The trio Longleash is a formidable one. They step forward dramatically with Passage (New Focus Recordings 180), a program of very modernistic piano trio works by five composers, all younger than I am. All were born between 1973 and 1984, so they are relatively young. The music has a pronounced high modern panache, and a special attention to "register, tone production, texture" as the liners put it, in other words sound color and extended techniques when appropriate. The music is thoroughly episodic with irregular and punctuated entrances and exits in the idiom of the avant guard chamber outlook. It is music of extended tonality and expanded gravitation trajectory, not, in other words, tonal in any conventional sense, but not necessarily purely atonal, either, for the most part.
The trio instrumentalists are put through their paces and handle the complexities with assurance and exceptional musicianship, so that the core of the music comes through with a speech-like naturalness, with phrasings that work together for a cohesive horizontal and vertical logic that is clear and directionally artful.
Longleash is named after the CIA Cold War program known as Operation Long Leash, which was dedicated to disseminating US avant garde works throughout Europe. Of course the name illustrates the ambiguity of the functional presence of the avant movement in modern society. The trio is comprised of Pala Garcia on violin, John Popham on cello and Renate Rohlfing on piano. They according to the liners are "inspired by music with an unusual sonic beauty, an inventive streak, and a truthful cultural voice."
That is surely true of the works on this album and Longleash rises to the occasion with superbly musical interpretations.
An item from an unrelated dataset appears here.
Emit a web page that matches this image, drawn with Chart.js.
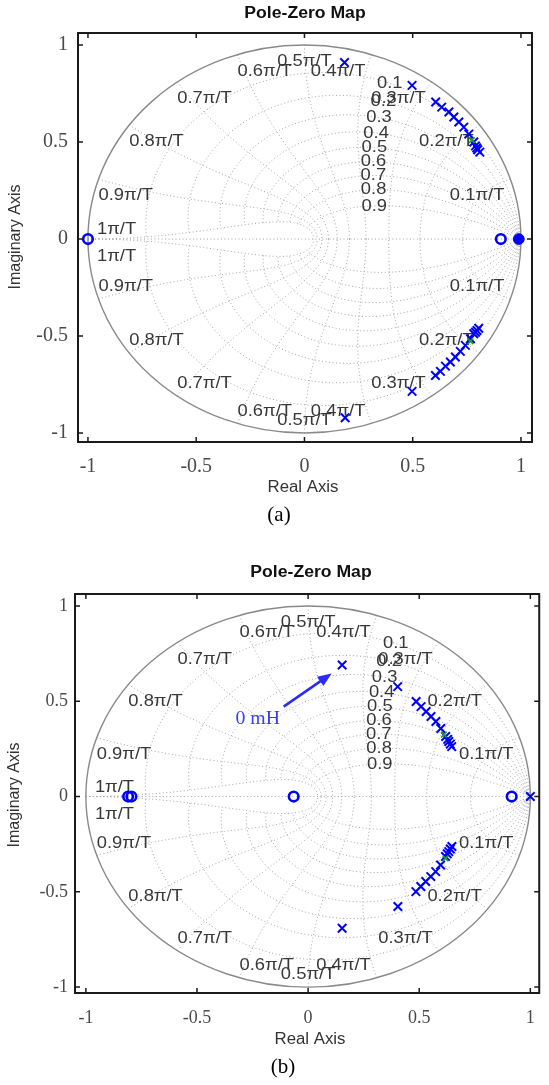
<!DOCTYPE html>
<html>
<head>
<meta charset="utf-8">
<script src="https://cdn.jsdelivr.net/npm/chart.js@4.4.1/dist/chart.umd.min.js"></script>
<style>
  html, body { margin: 0; padding: 0; background: #fff; }
  #wrap { position: relative; width: 549px; height: 1085px; overflow: hidden; }
  .panel { position: absolute; left: 0; width: 549px; }
</style>
</head>
<body>
<div id="wrap">
  <div class="panel" style="top:0;height:530px"><canvas id="chartA" width="549" height="530" style="width:549px;height:530px"></canvas></div>
  <div class="panel" style="top:530px;height:555px"><canvas id="chartB" width="549" height="555" style="width:549px;height:555px"></canvas></div>
</div>
<script>
// axis ticks and zgrid values
const tickValues = [-1, -0.5, 0, 0.5, 1];
const zetaLines = [0.1, 0.2, 0.3, 0.4, 0.5, 0.6, 0.7, 0.8, 0.9];
const wnLines = [0.1, 0.2, 0.3, 0.4, 0.5, 0.6, 0.7, 0.8, 0.9, 1];

// (a) poles / zeros
const polesA = [
  [0.185, 0.91], [0.497, 0.792], [0.606, 0.706], [0.634, 0.68], [0.667, 0.655],
  [0.69, 0.629], [0.713, 0.603], [0.736, 0.577], [0.759, 0.541], [0.782, 0.5],
  [0.79, 0.48], [0.796, 0.469], [0.8, 0.46], [0.81, 0.448],
  [0.188, -0.921], [0.497, -0.785], [0.605, -0.703], [0.628, -0.682], [0.651, -0.655],
  [0.674, -0.634], [0.697, -0.608], [0.72, -0.579], [0.743, -0.548], [0.767, -0.514],
  [0.782, -0.488], [0.79, -0.48], [0.797, -0.471], [0.805, -0.46]
];
const zerosA = [[-1, 0], [0.907, 0]];
const stackedA = [[0.99, 0]];
const greenA = [[0.773, 0.51], [0.767, -0.527]];

// (b) poles / zeros
const polesB = [
  [0.153, 0.69], [0.403, 0.577], [0.486, 0.499], [0.508, 0.472], [0.531, 0.446],
  [0.553, 0.42], [0.575, 0.394], [0.597, 0.357], [0.619, 0.315], [0.628, 0.3],
  [0.633, 0.289], [0.64, 0.275], [0.646, 0.262],
  [0.153, -0.691], [0.404, -0.577], [0.485, -0.499], [0.507, -0.472], [0.529, -0.446],
  [0.552, -0.42], [0.574, -0.394], [0.596, -0.359], [0.618, -0.315], [0.626, -0.3],
  [0.633, -0.289], [0.64, -0.275], [0.647, -0.262],
  [1.0, 0]
];
const zerosB = [[-0.81, 0], [-0.795, 0], [-0.065, 0], [0.916, 0]];
const greenB = [[0.611, 0.325], [0.618, -0.324]];

const BLUE = '#0000ff';

function dampCurve(z, s) {
  const pts = [];
  for (let i = 0; i <= 160; i++) {
    const wn = Math.PI * i / 160;
    const r = Math.exp(-z * wn), th = wn * Math.sqrt(1 - z * z);
    pts.push([r * Math.cos(th), s * r * Math.sin(th)]);
  }
  return pts;
}

function freqCurve(f, s) {
  const pts = [];
  const wn = f * Math.PI;
  for (let i = 0; i <= 120; i++) {
    const z = i / 120;
    const r = Math.exp(-z * wn), th = wn * Math.sqrt(1 - z * z);
    pts.push([r * Math.cos(th), s * r * Math.sin(th)]);
  }
  return pts;
}

function drawText(ctx, text, x, y, font, color, align, base, sx) {
  ctx.save();
  ctx.translate(x, y);
  ctx.scale(sx || 1, 1);
  ctx.font = font;
  ctx.fillStyle = color;
  ctx.textAlign = align;
  ctx.textBaseline = base;
  ctx.fillText(text, 0, 0);
  ctx.restore();
}

const zgridPlugin = {
  id: 'zgrid',
  beforeDatasetsDraw(chart, args, opts) {
    const { ctx, chartArea: a, scales: { x, y } } = chart;
    const px = (v) => x.getPixelForValue(v);
    const py = (v) => y.getPixelForValue(v);

    ctx.save();
    ctx.beginPath();
    ctx.rect(a.left, a.top, a.right - a.left, a.bottom - a.top);
    ctx.clip();
    ctx.strokeStyle = '#a2a2a2';
    ctx.lineWidth = 1;
    ctx.setLineDash([1, 2.5]);
    const trace = (pts) => {
      ctx.beginPath();
      pts.forEach(([re, im], i) => (i ? ctx.lineTo(px(re), py(im)) : ctx.moveTo(px(re), py(im))));
      ctx.stroke();
    };
    [1, -1].forEach((s) => {
      zetaLines.forEach((z) => trace(dampCurve(z, s)));
      wnLines.forEach((f) => trace(freqCurve(f, s)));
    });
    // real axis line of the grid
    trace([[-1, 0], [1, 0]]);
    ctx.setLineDash([]);
    ctx.strokeStyle = '#8a8a8a';
    ctx.lineWidth = 1.4;
    ctx.beginPath();
    ctx.ellipse(px(0), py(0), px(1) - px(0), py(0) - py(1), 0, 0, 2 * Math.PI);
    ctx.stroke();
    ctx.restore();

    // zgrid labels
    const font = '17px "Liberation Sans", Arial, sans-serif';
    const col = '#383838';
    zetaLines.forEach((z) => {
      const wn = 1.12;
      const r = Math.exp(-z * wn), th = wn * Math.sqrt(1 - z * z);
      drawText(ctx, String(z), px(r * Math.cos(th)), py(r * Math.sin(th)), font, col, 'center', 'middle', 1.08);
    });
    wnLines.forEach((f) => {
      const th = f * Math.PI;
      const txt = (f === 1 ? '1' : f.toFixed(1)) + 'π/T';
      [1, -1].forEach((s) => {
        let X = px(Math.cos(th)), Y = py(s * Math.sin(th)), align, base;
        if (f === 1) {
          X += 9; align = 'left';
          if (s > 0) { Y -= 1; base = 'bottom'; } else { Y += 9; base = 'top'; }
        } else {
          align = f < 0.5 ? 'right' : (f > 0.5 ? 'left' : 'center');
          if (f < 0.5) X -= 6;
          if (s > 0) { Y += 8; base = 'top'; } else { Y -= 4; base = 'bottom'; }
        }
        drawText(ctx, txt, X, Y, font, col, align, base, 1.08);
      });
    });
  },
  afterDraw(chart, args, opts) {
    const { ctx, chartArea: a, scales: { x, y } } = chart;
    ctx.save();
    ctx.strokeStyle = '#1a1a1a';
    ctx.lineWidth = 2;
    ctx.strokeRect(a.left, a.top, a.right - a.left, a.bottom - a.top);
    ctx.lineWidth = 1.5;
    ctx.beginPath();
    tickValues.forEach((v) => {
      const X = x.getPixelForValue(v), Y = y.getPixelForValue(v);
      ctx.moveTo(X, a.bottom); ctx.lineTo(X, a.bottom - 5);
      ctx.moveTo(X, a.top); ctx.lineTo(X, a.top + 5);
      ctx.moveTo(a.left, Y); ctx.lineTo(a.left + 5, Y);
      ctx.moveTo(a.right, Y); ctx.lineTo(a.right - 5, Y);
    });
    ctx.stroke();
    ctx.restore();

    const sans = '"Liberation Sans", Arial, sans-serif';
    drawText(ctx, 'Pole-Zero Map', opts.title[0], opts.title[1], 'bold 16px ' + sans, '#111', 'center', 'middle', 1.1);
    drawText(ctx, 'Real Axis', opts.xTitle[0], opts.xTitle[1], '16px ' + sans, '#333', 'center', 'middle', 1.05);
    ctx.save();
    ctx.translate(opts.yTitle[0], opts.yTitle[1]);
    ctx.rotate(-Math.PI / 2);
    drawText(ctx, 'Imaginary Axis', 0, 0, '16px ' + sans, '#333', 'center', 'middle', 1);
    ctx.restore();
    drawText(ctx, opts.caption, opts.capPos[0], opts.capPos[1], '21px "Liberation Serif", "Times New Roman", serif', '#000', 'center', 'middle', 1);

    if (opts.arrow) {
      const [x0, y0] = [x.getPixelForValue(opts.arrow.from[0]), y.getPixelForValue(opts.arrow.from[1])];
      const [x1, y1] = [x.getPixelForValue(opts.arrow.to[0]), y.getPixelForValue(opts.arrow.to[1])];
      const ang = Math.atan2(y1 - y0, x1 - x0);
      ctx.save();
      ctx.strokeStyle = '#2a2aff';
      ctx.fillStyle = '#2a2aff';
      ctx.lineWidth = 2.5;
      ctx.beginPath();
      ctx.moveTo(x0, y0);
      ctx.lineTo(x1 - 10 * Math.cos(ang), y1 - 10 * Math.sin(ang));
      ctx.stroke();
      ctx.beginPath();
      ctx.moveTo(x1, y1);
      ctx.lineTo(x1 - 15 * Math.cos(ang - 0.38), y1 - 15 * Math.sin(ang - 0.38));
      ctx.lineTo(x1 - 15 * Math.cos(ang + 0.38), y1 - 15 * Math.sin(ang + 0.38));
      ctx.closePath();
      ctx.fill();
      ctx.restore();
      drawText(ctx, opts.arrow.text, x.getPixelForValue(opts.arrow.textAt[0]), y.getPixelForValue(opts.arrow.textAt[1]),
        '18px "Liberation Serif", "Times New Roman", serif', '#3a3aff', 'left', 'middle', 1.1);
    }
  }
};

function toXY(list) {
  return list.map(([re, im]) => ({ x: re, y: im }));
}

function makeChart(id, cfg) {
  const tickFont = { family: '"Liberation Serif", "Times New Roman", serif', size: cfg.tickSize };
  return new Chart(document.getElementById(id), {
    type: 'scatter',
    data: {
      datasets: [
        { label: 'green', data: toXY(cfg.green), pointStyle: 'crossRot', radius: 4, borderColor: '#1aa01a', borderWidth: 1.6 },
        { label: 'zeros', data: toXY(cfg.zeros), pointStyle: 'circle', radius: 4.8, borderColor: BLUE, backgroundColor: 'rgba(255,255,255,0)', borderWidth: 2.6 },
        { label: 'stacked', data: toXY(cfg.stacked), pointStyle: 'circle', radius: 5.4, borderColor: BLUE, backgroundColor: BLUE, borderWidth: 1 },
        { label: 'poles', data: toXY(cfg.poles), pointStyle: 'crossRot', radius: 6, borderColor: BLUE, borderWidth: 2 }
      ]
    },
    options: {
      responsive: false,
      animation: false,
      events: [],
      layout: { padding: cfg.padding },
      plugins: {
        legend: { display: false },
        tooltip: { enabled: false },
        zgrid: cfg.deco
      },
      scales: {
        x: {
          type: 'linear',
          min: cfg.xMin,
          max: cfg.xMax,
          afterBuildTicks: (s) => { s.ticks = tickValues.map((v) => ({ value: v })); },
          afterFit: (s) => { s.height = cfg.xHeight; },
          grid: { display: false, drawTicks: false },
          border: { display: false },
          ticks: { font: tickFont, color: '#4a4a4a', padding: cfg.xPad, maxRotation: 0, autoSkip: false, callback: (v) => String(v) }
        },
        y: {
          type: 'linear',
          min: cfg.yMin,
          max: cfg.yMax,
          afterBuildTicks: (s) => { s.ticks = tickValues.map((v) => ({ value: v })); },
          afterFit: (s) => { s.width = cfg.yWidth; },
          grid: { display: false, drawTicks: false },
          border: { display: false },
          ticks: { font: tickFont, color: '#4a4a4a', padding: cfg.yPad, autoSkip: false, callback: (v) => String(v) }
        }
      }
    },
    plugins: [zgridPlugin]
  });
}

makeChart('chartA', {
  poles: polesA, zeros: zerosA, stacked: stackedA, green: greenA,
  padding: { top: 33, right: 17, left: 0, bottom: 0 },
  xMin: -1.046, xMax: 1.051, yMin: -1.046, yMax: 1.062,
  xHeight: 88, yWidth: 78, xPad: 13, yPad: 10, tickSize: 20,
  deco: { title: [305, 14], xTitle: [303, 488], yTitle: [16, 237], caption: '(a)', capPos: [279, 515] }
});

makeChart('chartB', {
  poles: polesB, zeros: zerosB, stacked: [], green: greenB,
  padding: { top: 64, right: 2, left: 0, bottom: 0 },
  xMin: -1.049, xMax: 1.04, yMin: -1.031, yMax: 1.063,
  xHeight: 92, yWidth: 75, xPad: 14, yPad: 7, tickSize: 18,
  deco: {
    title: [311, 43], xTitle: [310, 510], yTitle: [15, 265], caption: '(b)', capPos: [283, 537],
    arrow: { from: [-0.11, 0.472], to: [0.106, 0.646], text: '0 mH', textAt: [-0.327, 0.404] }
  }
});
</script>
</body>
</html>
None of the composers are exactly household names, but each provides music that together forms a cohesive whole as to general approach while each showing true inventive individuality.
So there is real substance and serious aural remapping of the trio terrain with the program at hand. It begins with Christopher Trapani's "Passing Through, Staying Put," and from there we hear Clara Iannotta's "Il colore dell'ombra," Yukiko Watanabe's "ver_flies_sen," Juan de Dios Magdaleno's "Strange Attractors," and finally Francesco Filidei's "Corde Vuote." We may seemingly be a great distance from Haydn's Piano Trios and indeed we are. Yet the idea of such a configuration as a viable constant remains.
The color capabilities of each instrument as well as the ensemble as a whole is primary to this lively and very musically progressive collection of trio works. Longleash brings us exemplary performances one could hardly imagine being bettered and in the process allows us to hear just how exciting and ear-opening modern chamber music can be.
Passage is indeed an avenue, a path, an opening into the latest New Music for Piano Trio and though perhaps not destined for mass consumption, even if it should be, is a real triumph for both Longleash and the composers involved. I recommend it highly.